• [Extracted records]:
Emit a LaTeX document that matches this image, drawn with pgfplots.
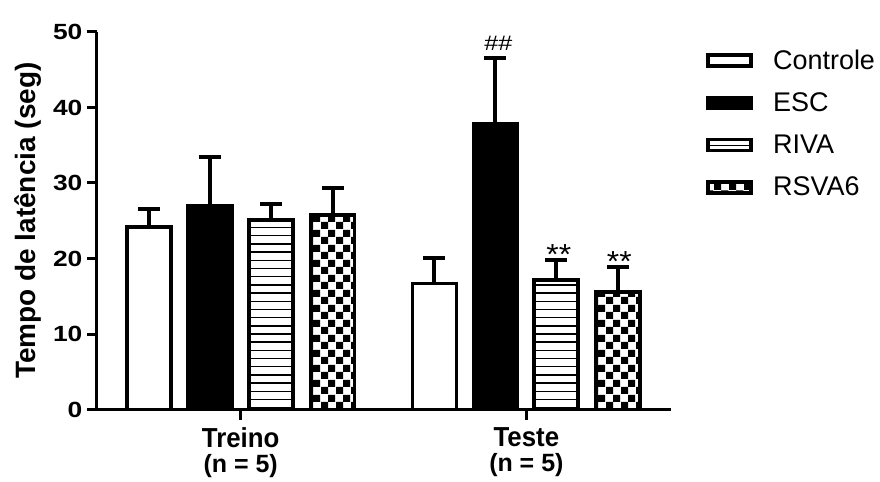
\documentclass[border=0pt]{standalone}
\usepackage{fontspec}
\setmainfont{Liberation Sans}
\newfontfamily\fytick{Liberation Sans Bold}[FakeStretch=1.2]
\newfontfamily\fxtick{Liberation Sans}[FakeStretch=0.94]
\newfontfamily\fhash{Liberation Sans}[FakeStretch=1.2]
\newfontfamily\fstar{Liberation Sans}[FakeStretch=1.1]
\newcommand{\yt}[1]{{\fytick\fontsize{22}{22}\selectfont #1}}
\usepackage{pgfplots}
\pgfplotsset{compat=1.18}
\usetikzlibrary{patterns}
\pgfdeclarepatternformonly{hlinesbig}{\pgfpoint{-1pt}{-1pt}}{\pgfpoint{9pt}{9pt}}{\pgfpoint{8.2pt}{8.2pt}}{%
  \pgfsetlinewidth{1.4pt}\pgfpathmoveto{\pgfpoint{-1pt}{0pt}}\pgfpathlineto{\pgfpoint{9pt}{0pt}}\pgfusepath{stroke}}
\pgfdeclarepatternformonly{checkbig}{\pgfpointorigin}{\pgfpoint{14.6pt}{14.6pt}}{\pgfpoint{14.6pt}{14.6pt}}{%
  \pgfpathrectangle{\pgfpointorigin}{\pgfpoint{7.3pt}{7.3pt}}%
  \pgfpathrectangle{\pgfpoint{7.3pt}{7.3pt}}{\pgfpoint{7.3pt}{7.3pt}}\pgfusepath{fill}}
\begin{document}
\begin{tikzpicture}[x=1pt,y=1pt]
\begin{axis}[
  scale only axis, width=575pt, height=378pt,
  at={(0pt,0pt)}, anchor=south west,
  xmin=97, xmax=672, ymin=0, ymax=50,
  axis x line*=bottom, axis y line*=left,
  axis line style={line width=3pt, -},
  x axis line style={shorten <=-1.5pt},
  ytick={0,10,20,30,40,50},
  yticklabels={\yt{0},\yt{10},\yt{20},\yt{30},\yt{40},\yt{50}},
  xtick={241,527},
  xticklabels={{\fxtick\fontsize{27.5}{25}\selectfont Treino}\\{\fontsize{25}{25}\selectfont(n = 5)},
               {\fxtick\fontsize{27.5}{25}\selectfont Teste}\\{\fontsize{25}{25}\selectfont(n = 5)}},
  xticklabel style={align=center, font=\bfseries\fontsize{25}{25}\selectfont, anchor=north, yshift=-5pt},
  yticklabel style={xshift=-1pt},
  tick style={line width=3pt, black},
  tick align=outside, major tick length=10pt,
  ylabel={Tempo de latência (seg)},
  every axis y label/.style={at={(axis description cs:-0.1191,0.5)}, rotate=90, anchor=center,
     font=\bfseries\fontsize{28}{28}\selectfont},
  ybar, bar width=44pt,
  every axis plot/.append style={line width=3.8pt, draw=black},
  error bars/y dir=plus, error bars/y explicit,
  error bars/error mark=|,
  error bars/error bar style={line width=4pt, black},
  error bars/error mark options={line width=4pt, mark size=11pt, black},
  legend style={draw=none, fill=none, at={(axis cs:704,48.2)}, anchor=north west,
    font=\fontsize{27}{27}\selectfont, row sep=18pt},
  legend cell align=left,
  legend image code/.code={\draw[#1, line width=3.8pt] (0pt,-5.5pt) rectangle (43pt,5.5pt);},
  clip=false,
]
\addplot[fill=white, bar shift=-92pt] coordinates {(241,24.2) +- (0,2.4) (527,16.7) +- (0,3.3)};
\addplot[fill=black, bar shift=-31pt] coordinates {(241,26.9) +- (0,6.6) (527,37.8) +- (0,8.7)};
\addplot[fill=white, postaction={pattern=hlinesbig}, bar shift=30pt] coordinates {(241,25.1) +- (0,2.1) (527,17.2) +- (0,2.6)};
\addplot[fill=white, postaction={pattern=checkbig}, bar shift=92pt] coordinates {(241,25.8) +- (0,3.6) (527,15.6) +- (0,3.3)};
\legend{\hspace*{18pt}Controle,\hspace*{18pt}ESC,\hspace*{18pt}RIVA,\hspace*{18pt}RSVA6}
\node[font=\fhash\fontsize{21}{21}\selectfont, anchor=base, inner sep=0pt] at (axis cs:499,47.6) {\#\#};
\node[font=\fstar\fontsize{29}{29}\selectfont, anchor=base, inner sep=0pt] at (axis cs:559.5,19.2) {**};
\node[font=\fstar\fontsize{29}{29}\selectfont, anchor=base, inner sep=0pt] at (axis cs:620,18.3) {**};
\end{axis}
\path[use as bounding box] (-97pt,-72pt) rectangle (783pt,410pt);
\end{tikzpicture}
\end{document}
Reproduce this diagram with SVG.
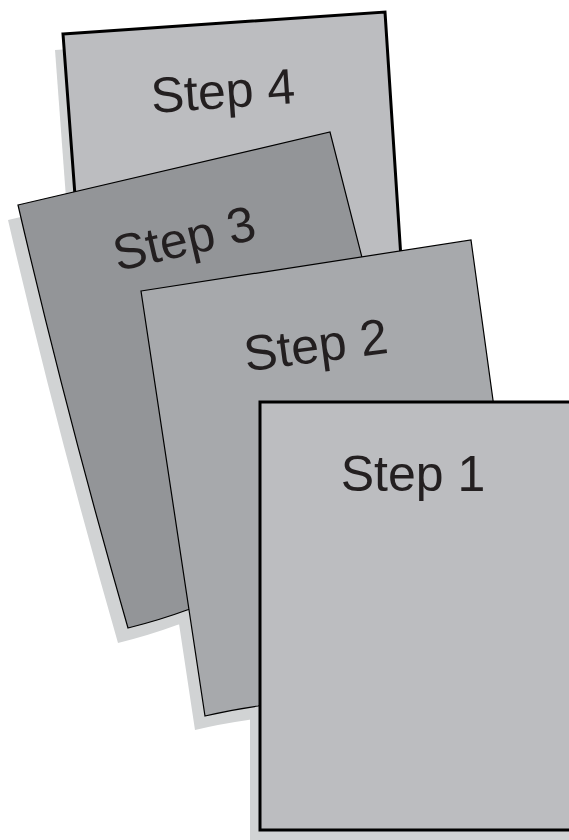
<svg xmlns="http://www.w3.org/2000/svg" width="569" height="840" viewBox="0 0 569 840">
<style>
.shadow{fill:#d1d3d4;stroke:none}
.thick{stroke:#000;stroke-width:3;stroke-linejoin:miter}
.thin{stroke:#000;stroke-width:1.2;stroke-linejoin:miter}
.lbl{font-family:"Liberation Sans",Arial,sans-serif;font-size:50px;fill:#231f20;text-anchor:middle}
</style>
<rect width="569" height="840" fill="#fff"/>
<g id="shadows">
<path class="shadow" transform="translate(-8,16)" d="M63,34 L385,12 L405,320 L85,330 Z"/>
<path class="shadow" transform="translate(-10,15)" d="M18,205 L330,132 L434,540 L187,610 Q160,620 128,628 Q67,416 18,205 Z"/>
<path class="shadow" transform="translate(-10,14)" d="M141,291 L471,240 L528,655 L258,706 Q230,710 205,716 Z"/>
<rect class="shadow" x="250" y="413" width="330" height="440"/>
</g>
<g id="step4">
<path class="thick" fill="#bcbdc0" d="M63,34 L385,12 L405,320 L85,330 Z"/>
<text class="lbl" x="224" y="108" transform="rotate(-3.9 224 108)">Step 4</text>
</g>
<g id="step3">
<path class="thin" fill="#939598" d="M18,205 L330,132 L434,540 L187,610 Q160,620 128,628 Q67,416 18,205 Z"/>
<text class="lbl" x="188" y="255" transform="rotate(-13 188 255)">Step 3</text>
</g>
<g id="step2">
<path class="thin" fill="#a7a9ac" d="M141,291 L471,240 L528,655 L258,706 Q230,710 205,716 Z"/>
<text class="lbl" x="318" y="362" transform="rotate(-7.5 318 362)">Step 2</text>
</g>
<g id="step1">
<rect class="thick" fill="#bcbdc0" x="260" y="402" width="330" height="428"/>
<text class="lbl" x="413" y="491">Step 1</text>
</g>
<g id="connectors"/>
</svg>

• [Goal]: Using the records above, output their complete text exactly, minus any images.

• [Finished answer]:
Emit a LaTeX document that matches this image, drawn with pgfplots.
\documentclass[border=0pt]{standalone}
\usepackage{fontspec}
\setmainfont{Liberation Sans}
\newfontfamily\fytick{Liberation Sans Bold}[FakeStretch=1.2]
\newfontfamily\fxtick{Liberation Sans}[FakeStretch=0.94]
\newfontfamily\fhash{Liberation Sans}[FakeStretch=1.2]
\newfontfamily\fstar{Liberation Sans}[FakeStretch=1.1]
\newcommand{\yt}[1]{{\fytick\fontsize{22}{22}\selectfont #1}}
\usepackage{pgfplots}
\pgfplotsset{compat=1.18}
\usetikzlibrary{patterns}
\pgfdeclarepatternformonly{hlinesbig}{\pgfpoint{-1pt}{-1pt}}{\pgfpoint{9pt}{9pt}}{\pgfpoint{8.2pt}{8.2pt}}{%
  \pgfsetlinewidth{1.4pt}\pgfpathmoveto{\pgfpoint{-1pt}{0pt}}\pgfpathlineto{\pgfpoint{9pt}{0pt}}\pgfusepath{stroke}}
\pgfdeclarepatternformonly{checkbig}{\pgfpointorigin}{\pgfpoint{14.6pt}{14.6pt}}{\pgfpoint{14.6pt}{14.6pt}}{%
  \pgfpathrectangle{\pgfpointorigin}{\pgfpoint{7.3pt}{7.3pt}}%
  \pgfpathrectangle{\pgfpoint{7.3pt}{7.3pt}}{\pgfpoint{7.3pt}{7.3pt}}\pgfusepath{fill}}
\begin{document}
\begin{tikzpicture}[x=1pt,y=1pt]
\begin{axis}[
  scale only axis, width=575pt, height=378pt,
  at={(0pt,0pt)}, anchor=south west,
  xmin=97, xmax=672, ymin=0, ymax=50,
  axis x line*=bottom, axis y line*=left,
  axis line style={line width=3pt, -},
  x axis line style={shorten <=-1.5pt},
  ytick={0,10,20,30,40,50},
  yticklabels={\yt{0},\yt{10},\yt{20},\yt{30},\yt{40},\yt{50}},
  xtick={241,527},
  xticklabels={{\fxtick\fontsize{27.5}{25}\selectfont Treino}\\{\fontsize{25}{25}\selectfont(n = 5)},
               {\fxtick\fontsize{27.5}{25}\selectfont Teste}\\{\fontsize{25}{25}\selectfont(n = 5)}},
  xticklabel style={align=center, font=\bfseries\fontsize{25}{25}\selectfont, anchor=north, yshift=-5pt},
  yticklabel style={xshift=-1pt},
  tick style={line width=3pt, black},
  tick align=outside, major tick length=10pt,
  ylabel={Tempo de latência (seg)},
  every axis y label/.style={at={(axis description cs:-0.1191,0.5)}, rotate=90, anchor=center,
     font=\bfseries\fontsize{28}{28}\selectfont},
  ybar, bar width=44pt,
  every axis plot/.append style={line width=3.8pt, draw=black},
  error bars/y dir=plus, error bars/y explicit,
  error bars/error mark=|,
  error bars/error bar style={line width=4pt, black},
  error bars/error mark options={line width=4pt, mark size=11pt, black},
  legend style={draw=none, fill=none, at={(axis cs:704,48.2)}, anchor=north west,
    font=\fontsize{27}{27}\selectfont, row sep=18pt},
  legend cell align=left,
  legend image code/.code={\draw[#1, line width=3.8pt] (0pt,-5.5pt) rectangle (43pt,5.5pt);},
  clip=false,
]
\addplot[fill=white, bar shift=-92pt] coordinates {(241,24.2) +- (0,2.4) (527,16.7) +- (0,3.3)};
\addplot[fill=black, bar shift=-31pt] coordinates {(241,26.9) +- (0,6.6) (527,37.8) +- (0,8.7)};
\addplot[fill=white, postaction={pattern=hlinesbig}, bar shift=30pt] coordinates {(241,25.1) +- (0,2.1) (527,17.2) +- (0,2.6)};
\addplot[fill=white, postaction={pattern=checkbig}, bar shift=92pt] coordinates {(241,25.8) +- (0,3.6) (527,15.6) +- (0,3.3)};
\legend{\hspace*{18pt}Controle,\hspace*{18pt}ESC,\hspace*{18pt}RIVA,\hspace*{18pt}RSVA6}
\node[font=\fhash\fontsize{21}{21}\selectfont, anchor=base, inner sep=0pt] at (axis cs:499,47.6) {\#\#};
\node[font=\fstar\fontsize{29}{29}\selectfont, anchor=base, inner sep=0pt] at (axis cs:559.5,19.2) {**};
\node[font=\fstar\fontsize{29}{29}\selectfont, anchor=base, inner sep=0pt] at (axis cs:620,18.3) {**};
\end{axis}
\path[use as bounding box] (-97pt,-72pt) rectangle (783pt,410pt);
\end{tikzpicture}
\end{document}
Reproduce this diagram with SVG.
<svg xmlns="http://www.w3.org/2000/svg" width="569" height="840" viewBox="0 0 569 840">
<style>
.shadow{fill:#d1d3d4;stroke:none}
.thick{stroke:#000;stroke-width:3;stroke-linejoin:miter}
.thin{stroke:#000;stroke-width:1.2;stroke-linejoin:miter}
.lbl{font-family:"Liberation Sans",Arial,sans-serif;font-size:50px;fill:#231f20;text-anchor:middle}
</style>
<rect width="569" height="840" fill="#fff"/>
<g id="shadows">
<path class="shadow" transform="translate(-8,16)" d="M63,34 L385,12 L405,320 L85,330 Z"/>
<path class="shadow" transform="translate(-10,15)" d="M18,205 L330,132 L434,540 L187,610 Q160,620 128,628 Q67,416 18,205 Z"/>
<path class="shadow" transform="translate(-10,14)" d="M141,291 L471,240 L528,655 L258,706 Q230,710 205,716 Z"/>
<rect class="shadow" x="250" y="413" width="330" height="440"/>
</g>
<g id="step4">
<path class="thick" fill="#bcbdc0" d="M63,34 L385,12 L405,320 L85,330 Z"/>
<text class="lbl" x="224" y="108" transform="rotate(-3.9 224 108)">Step 4</text>
</g>
<g id="step3">
<path class="thin" fill="#939598" d="M18,205 L330,132 L434,540 L187,610 Q160,620 128,628 Q67,416 18,205 Z"/>
<text class="lbl" x="188" y="255" transform="rotate(-13 188 255)">Step 3</text>
</g>
<g id="step2">
<path class="thin" fill="#a7a9ac" d="M141,291 L471,240 L528,655 L258,706 Q230,710 205,716 Z"/>
<text class="lbl" x="318" y="362" transform="rotate(-7.5 318 362)">Step 2</text>
</g>
<g id="step1">
<rect class="thick" fill="#bcbdc0" x="260" y="402" width="330" height="428"/>
<text class="lbl" x="413" y="491">Step 1</text>
</g>
<g id="connectors"/>
</svg>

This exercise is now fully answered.